The optical solution chosen for the telescope is a Korsch type combination. The imaging geometry optimization induces a primary mirror size of 650 mm diameter.
Primary mirror during tests at INTESPACE
The architecture chosen is organized around a central plane structure supporting the primary mirror, the tertiary mirror, the plane mirror, and a central cylinder that supports the secondary mirror. The solution is based on carbon material for the structure and on Zerodur material for the mirrors.
The instrument includes a focus function based upon a specific finely regulated thermal control of secondary mirror structural support.
The instrument includes also an internal shutter to protect it from the sun radiation in non-operational phases such as launch, attitude acquisition, or safe modes. This solution avoids an external shutter that is generally heavy and complex.
Thinned TDI detectors are used for panchromatic detection, with typically 15 integration lines. They can be used thanks to an optimized guidance strategy of the satellite line of sight including micro-vibration level minimization, specific geometrical accommodation of detector lines in the focal plane to minimize optical distortion effects. Five detectors of 6000 pixels each are used; each pixel having a size of 13 µm. An anti-blooming structure prevents light from spreading along the columns.
The multi-spectral detection is made with 5 detectors of 1500 pixels each, 13 µm large. Each detector consists in a four assembly lines, enabling four colour imaging (blue, green, red, near infrared). Interferometric filters directly stuck down on the detector glass window provide the colour for these four channels.
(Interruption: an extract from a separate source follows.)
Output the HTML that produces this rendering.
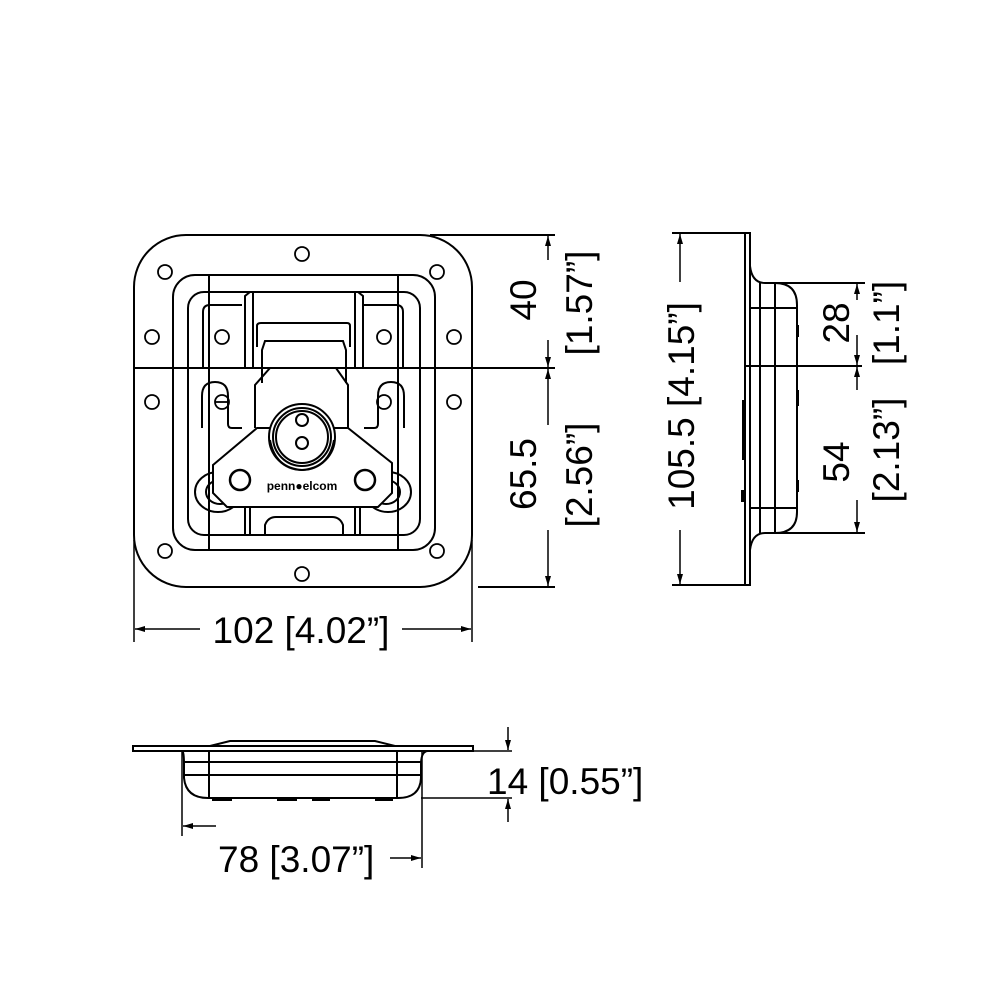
<!DOCTYPE html>
<html><head><meta charset="utf-8"><style>
html,body{margin:0;padding:0;background:#fff;}
svg{display:block;}
text{font-family:"Liberation Sans",sans-serif;fill:#000;}
</style></head><body>
<svg width="1000" height="1000" viewBox="0 0 1000 1000" xmlns="http://www.w3.org/2000/svg">
<defs>
<marker id="a" viewBox="0 0 10 10" refX="10" refY="5" markerWidth="10" markerHeight="10" orient="auto-start-reverse" markerUnits="userSpaceOnUse"><path d="M0,2 L10,5 L0,8 z" fill="#000"/></marker>
</defs>
<g fill="none" stroke="#000" stroke-width="2">
<!-- FRONT VIEW -->
<rect x="134" y="235" width="338" height="352" rx="52"/>
<rect x="173" y="275" width="262" height="275" rx="22"/>
<rect x="188" y="292" width="232" height="243" rx="16"/>
<line x1="209" y1="275" x2="209" y2="550"/>
<line x1="398" y1="275" x2="398" y2="550"/>
<line x1="134" y1="368" x2="555" y2="368"/>
<g stroke-width="1.8">
<circle cx="302" cy="254" r="7"/><circle cx="165" cy="272" r="7"/><circle cx="437" cy="272" r="7"/>
<circle cx="152" cy="337" r="7"/><circle cx="454" cy="337" r="7"/>
<circle cx="152" cy="402" r="7"/><circle cx="454" cy="402" r="7"/>
<circle cx="222" cy="337" r="7"/><circle cx="384" cy="337" r="7"/>
<circle cx="222" cy="402" r="7"/><circle cx="384" cy="402" r="7"/>
<line x1="215" y1="402" x2="229" y2="402"/>
<circle cx="165" cy="551" r="7"/><circle cx="437" cy="551" r="7"/><circle cx="302" cy="574" r="7"/>
</g>
<!-- upper hinge -->
<path d="M245,368 L245,296 L250,292 L358,292 L363,296 L363,368"/>
<line x1="253" y1="292" x2="253" y2="368"/><line x1="355" y1="292" x2="355" y2="368"/>
<path d="M203,368 L203,312 Q203,305 210,305 L242,305 M403,368 L403,312 Q403,305 396,305 L363,305"/>
<path d="M257,347 L257,326 Q257,323 261,323 L347,323 Q350,323 350,326 L350,347"/>
<path d="M262,383 L262,350 L265,341 L343,341 L346,350 L346,383"/>
<path d="M255,428 L255,385 L270,368 L336,368 L348,385 L348,428"/>
<!-- side ears -->
<path d="M242,428 L232,428 Q228,428 228,424 L228,396 Q228,382 215,382 Q202,382 202,396 L202,428"/>
<path d="M364,428 L374,428 Q378,428 378,424 L378,396 Q378,382 391,382 Q404,382 404,396 L404,428"/>
<!-- lobes -->
<ellipse cx="218" cy="492" rx="23" ry="20"/><ellipse cx="220" cy="492" rx="14" ry="12"/>
<ellipse cx="388" cy="492" rx="23" ry="20"/><ellipse cx="386" cy="492" rx="14" ry="12"/>
<!-- bottom piece -->
<path d="M245,507 L245,535 L360,535 L360,507"/>
<line x1="250" y1="507" x2="250" y2="535"/><line x1="355" y1="507" x2="355" y2="535"/>
<path d="M265,535 L265,525 Q268,517 276,517 L332,517 Q340,517 343,525 L343,535"/>
<!-- hex plate -->
<path d="M213,465 L257,428 L348,428 L392,463 L392,493 L378,507 L227,507 L213,493 Z" fill="#fff"/>
<circle cx="302" cy="437" r="33" fill="#fff"/>
<circle cx="302" cy="437" r="29"/><circle cx="302" cy="437" r="26"/>
<path d="M270,440 Q275,468 302,470 Q329,468 334,440"/>
<circle cx="302" cy="420" r="6"/><circle cx="302" cy="443" r="6"/>
<circle cx="240" cy="480" r="10" stroke-width="2.5"/><circle cx="365" cy="480" r="10" stroke-width="2.5"/>
<!-- dims front -->
<line x1="430" y1="235" x2="555" y2="235"/>
<line x1="478" y1="587" x2="555" y2="587"/>
<line x1="548" y1="260" x2="548" y2="236" stroke-width="1.5" marker-end="url(#a)"/>
<line x1="548" y1="340" x2="548" y2="367" stroke-width="1.5" marker-end="url(#a)"/>
<line x1="548" y1="425" x2="548" y2="369" stroke-width="1.5" marker-end="url(#a)"/>
<line x1="548" y1="530" x2="548" y2="586" stroke-width="1.5" marker-end="url(#a)"/>
<line x1="134" y1="540" x2="134" y2="642" stroke-width="1.5"/>
<line x1="472" y1="540" x2="472" y2="642" stroke-width="1.5"/>
<line x1="200" y1="629" x2="135" y2="629" stroke-width="1.5" marker-end="url(#a)"/>
<line x1="402" y1="629" x2="471" y2="629" stroke-width="1.5" marker-end="url(#a)"/>

<!-- SIDE VIEW -->
<rect x="745" y="233" width="5" height="352"/>
<path d="M750,266 Q752,283 765,283 L775,283 Q797,283 797,305 L797,512 Q797,533 775,533 L765,533 Q752,533 750,550"/>
<line x1="760" y1="283" x2="760" y2="533"/><line x1="775" y1="283" x2="775" y2="533"/>
<line x1="750" y1="308" x2="797" y2="308"/><line x1="750" y1="508" x2="797" y2="508"/>
<line x1="745" y1="366" x2="862" y2="366"/>
<line x1="775" y1="283" x2="865" y2="283"/><line x1="775" y1="533" x2="865" y2="533"/>
<line x1="672" y1="233" x2="745" y2="233"/><line x1="672" y1="585" x2="745" y2="585"/>
<line x1="680" y1="282" x2="680" y2="234" stroke-width="1.5" marker-end="url(#a)"/>
<line x1="680" y1="530" x2="680" y2="584" stroke-width="1.5" marker-end="url(#a)"/>
<line x1="857" y1="300" x2="857" y2="284" stroke-width="1.5" marker-end="url(#a)"/>
<line x1="857" y1="335" x2="857" y2="365" stroke-width="1.5" marker-end="url(#a)"/>
<line x1="857" y1="390" x2="857" y2="367" stroke-width="1.5" marker-end="url(#a)"/>
<line x1="857" y1="500" x2="857" y2="532" stroke-width="1.5" marker-end="url(#a)"/>
<g fill="#000" stroke="none">
<rect x="796" y="325" width="3" height="12"/><rect x="796" y="390" width="3" height="16"/><rect x="796" y="480" width="3" height="12"/>
<rect x="742" y="400" width="3" height="60"/><rect x="741" y="490" width="4" height="12"/>
</g>

<!-- BOTTOM VIEW -->
<rect x="133" y="746" width="340" height="5"/>
<path d="M182,751 Q184,751 184,765 L184,778 Q186,798 208,798 L398,798 Q420,798 421,778 L421,765 Q421,751 428,751"/>
<line x1="209" y1="751" x2="209" y2="798"/><line x1="397" y1="751" x2="397" y2="798"/>
<line x1="184" y1="762" x2="421" y2="762"/><line x1="184" y1="775" x2="421" y2="775"/>
<path d="M210,746 L230,741 L375,741 L395,746"/>
<line x1="182" y1="751" x2="182" y2="836" stroke-width="1.5"/>
<line x1="422" y1="751" x2="422" y2="868" stroke-width="1.5"/>
<line x1="473" y1="751" x2="512" y2="751" stroke-width="1.5"/>
<line x1="421" y1="798" x2="512" y2="798" stroke-width="1.5"/>
<line x1="508" y1="727" x2="508" y2="750" stroke-width="1.5" marker-end="url(#a)"/>
<line x1="508" y1="822" x2="508" y2="799" stroke-width="1.5" marker-end="url(#a)"/>
<line x1="216" y1="826" x2="183" y2="826" stroke-width="1.5" marker-end="url(#a)"/>
<line x1="390" y1="858" x2="421" y2="858" stroke-width="1.5" marker-end="url(#a)"/>
<g fill="#000" stroke="none">
<rect x="212" y="798" width="20" height="3"/><rect x="277" y="798" width="20" height="3"/><rect x="312" y="798" width="18" height="3"/><rect x="375" y="798" width="18" height="3"/>
</g>
</g>

<!-- TEXT -->
<text x="302" y="490" font-size="12" font-weight="bold" text-anchor="middle">penn●elcom</text>
<text x="301" y="643" font-size="37" text-anchor="middle">102 [4.02”]</text>
<text transform="translate(536,300) rotate(-90)" font-size="37" text-anchor="middle">40</text>
<text transform="translate(592,303) rotate(-90)" font-size="37" text-anchor="middle">[1.57”]</text>
<text transform="translate(536,474) rotate(-90)" font-size="37" text-anchor="middle">65.5</text>
<text transform="translate(592,475) rotate(-90)" font-size="37" text-anchor="middle">[2.56”]</text>
<text transform="translate(694,406) rotate(-90)" font-size="37" text-anchor="middle">105.5 [4.15”]</text>
<text transform="translate(849,323) rotate(-90)" font-size="37" text-anchor="middle">28</text>
<text transform="translate(899,323) rotate(-90)" font-size="37" text-anchor="middle">[1.1”]</text>
<text transform="translate(849,462) rotate(-90)" font-size="37" text-anchor="middle">54</text>
<text transform="translate(899,450) rotate(-90)" font-size="37" text-anchor="middle">[2.13”]</text>
<text x="487" y="794" font-size="37">14 [0.55”]</text>
<text x="218" y="872" font-size="37">78 [3.07”]</text>
</svg>
</body></html>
The focal plane is constituted by two symmetrical arrangements of those detectors. To acquire images over a field of view of 20 km, each line of sight is composed by juxtaposing of 5 linear arrays, generating images of 30,000 columns in the PAN channel and 7,500 columns in the XS channel. Among 5 linear arrays of each retina, 2 operate by reflection and 3 by transmission across a beam splitter mirror device (Divoli) which allows all the points in the field to be acquired almost simultaneously. This great proximity in time makes the reconstruction of the continuous image line insensitive to the parallax effects introduced by the relief, and by temporal attitude variations between the 2 acquisitions of the same point on the ground (by 2 adjacent linear arrays).
Thanks to a separation mirror, the XS and PAN viewing planes are separated by 1.5 mrad in the field only, which makes PAN and Multispectral channel registration possible by a simple ground processing (re-sampling).
These mirrors and the detectors are mounted on a SiC beam and the resulting focal plane assembly is supported on the telescope structure by isostatic invar bars.
The focal plane is electrically coupled with the detection electronics to form a highly integrated detection unit. The overall unit detects and converts the video signals into digital data. The Printed Circuit Boards are placed just behind the focal plane.
The detection unit has its own thermal control to ensure maximum performance. It is constituted mainly of a dedicated radiator and of two heat pipes. The radiator is part of the instrument structure, and a hole is reserved on the coldest satellite panel for it.